Most of the benefits are more immediately tangible. My journey time is massively reduced by virtue of the fact I'm not a car. I can use cycle paths, I can filter through gridlocked traffic, I can get off and push. I enjoy almost all of the benefits of riding a bicycle, but with fewer of the downsides and none of the sweat.

Perhaps that's one of the downsides itself: an electric bike won't keep you fit. Sure, you exert some energy, but it's quite possible to travel ten miles without properly exercising. Secondly, the price. You can buy a "second-hand" bike for £50 on Brick Lane, while a decent electric bike costs as much as a tatty hatchback.

You're also exposed to the elements. There's a certain sort of wetness that can only be achieved on a bicycle in rain, a sort of all-encompassing moisture that creeps through the clothes and sogs the soul. It's depressing, and the electric cyclist is equally susceptible. In that regard an electric car, even a Renault Twizy, is superior by virtue of its roof.

Renault Twizy - Credit: Andrew Crowley
Profoundly unsexy, but dry nevetherless Credit: Andrew Crowley

And perhaps most importantly, an electric bicycle is roughly as dangerous as an ordinary one. A helmet provides little protection against the 22 bus, or errant Uber drivers, or any of the perils facing cyclists in British cities. An electric bicycle won't make you any safer than if you're on a Boris Bike. 

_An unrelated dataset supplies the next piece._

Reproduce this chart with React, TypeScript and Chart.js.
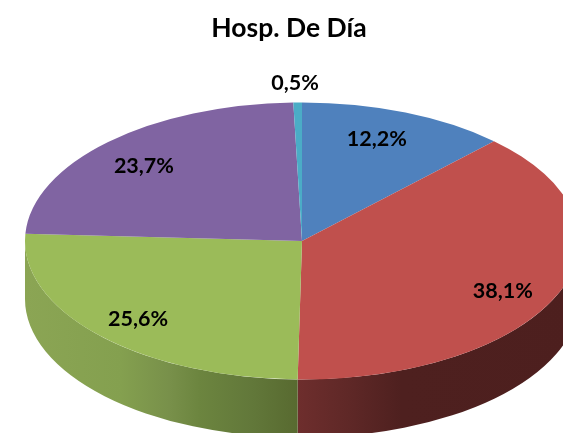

What it will do is open up sustainable, independent transport for millions of Brits. It's more financially accessible than an EV, greener than almost any other vehicle, and more practical than a push bike because it can be used on far more journeys. It's a better solution, for more people, than anything else we've got.

My electric bicycle will never replace my humble Hercules but it does, with surprising frequency, replace the car.